Good and bad habits are tiny daily choices that accumulate. Each choice is a small wire that is woven together with hundreds of other little choices. Eventually these wires form a strong cable. Like a child that grows a tiny amount each day, our tiny choices accumulate without much notice. By the time we realize we have either a good or a bad habit, the habit has us.

Most of our daily choices are made automatically without even thinking about them. To change our habits, we first need to be aware of them. Then we need to work backward from the habit to the daily practices that form it. To change the habit, we need to change those practices.

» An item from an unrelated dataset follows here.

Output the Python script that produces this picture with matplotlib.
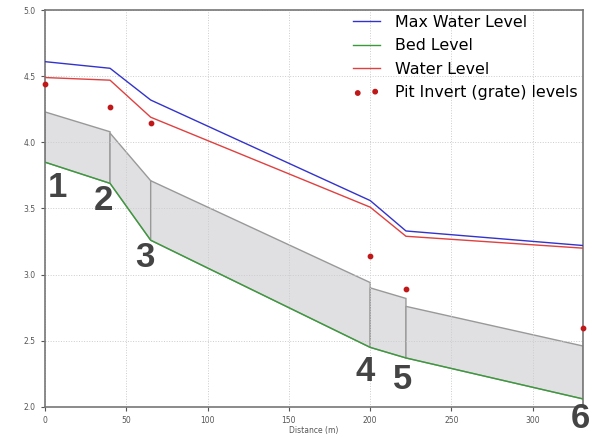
import numpy as np
import matplotlib.pyplot as plt

# Lengdeprofil: vannstand, bunn og rør mellom kummer
node_x = [0, 40, 65, 200, 222, 331]
node_lab = ["1", "2", "3", "4", "5", "6"]
max_wl = [4.61, 4.56, 4.32, 3.56, 3.33, 3.22]
wl = [4.49, 4.47, 4.19, 3.51, 3.29, 3.20]
bed = [3.85, 3.69, 3.26, 2.45, 2.37, 2.06]
pit = [4.44, 4.27, 4.15, 3.14, 2.89, 2.60]

# rørtopp (obvert) oppstrøms / nedstrøms for hvert strekk
top_us = [4.23, 4.07, 3.71, 2.90, 2.76]
top_ds = [4.08, 3.71, 2.94, 2.82, 2.46]

fig = plt.figure(figsize=(5.96, 4.38), dpi=100)
ax = fig.add_axes([0.0755, 0.071, 0.903, 0.906])

for i in range(len(top_us)):
    xs = [node_x[i], node_x[i + 1], node_x[i + 1], node_x[i]]
    ys = [bed[i], bed[i + 1], top_ds[i], top_us[i]]
    ax.fill(xs, ys, facecolor="#e0e0e3", edgecolor="#999999", lw=1.0, zorder=1)

ax.plot(node_x, max_wl, color="#3333cc", lw=1.0, label="Max Water Level", zorder=3)
ax.plot(node_x, bed, color="#3a9a3a", lw=1.0, label="Bed Level", zorder=3)
ax.plot(node_x, wl, color="#e04040", lw=1.0, label="Water Level", zorder=3)
ax.scatter(node_x, pit, s=10, color="#c01818", label="Pit Invert (grate) levels",
           zorder=4, clip_on=False)

# store nummer ved kummene
lab_pos = [(7.4, 3.66), (35.7, 3.56), (61.5, 3.13), (197, 2.27), (220, 2.21), (329, 1.91)]
for (lx, ly), t in zip(lab_pos, node_lab):
    ax.text(lx, ly, t, fontsize=25, fontweight="bold", color="#444444",
            family="Liberation Sans", ha="center", va="center", zorder=5,
            clip_on=False)

ax.set_xlim(0, 331)
ax.set_ylim(2.0, 5.0)
ax.set_xticks([0, 50, 100, 150, 200, 250, 300])
ax.set_yticks([2.0, 2.5, 3.0, 3.5, 4.0, 4.5, 5.0])
ax.set_yticklabels(["2.0", "2.5", "3.0", "3.5", "4.0", "4.5", "5.0"])
ax.tick_params(labelsize=5.5, colors="#555555", length=3)
ax.set_xlabel("Distance (m)", fontsize=5.5, color="#555555", labelpad=1)
ax.grid(True, ls=":", color="#cccccc", lw=0.7)
for s in ax.spines.values():
    s.set_color("#777777")
    s.set_linewidth(1.2)

fig.legend(*ax.get_legend_handles_labels(), loc="upper left",
           bbox_to_anchor=(353 / 596, 1 - 15 / 438), frameon=False,
           fontsize=11.4, scatterpoints=2, handlelength=1.7, handletextpad=0.95,
           labelspacing=0.53, borderpad=0, borderaxespad=0)

plt.savefig("out.png", dpi=100)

Procrastination is a good example. Putting things off until tomorrow is a popular labor saving device. However, as actor and comedian, W.C. Fields, once said, "there comes a time that you must take the bull by the tail and face the situation." Failing to face tough situations usually makes them worse. But it's a habit. The more often we procrastinate, the more natural it is to do the next time. The opposite is also true. If we practice doing those things that we most want to delay first, we find that it wasn't so bad after all. And everything else that follows is all that much easier.

Our discipline and habits spring from our passion and commitment. I find that when I have the least amount of self-discipline and have the greatest trouble forming a success habit, it's often because my heart isn't in it. So to motivate myself, I need to find ways to increase my passion.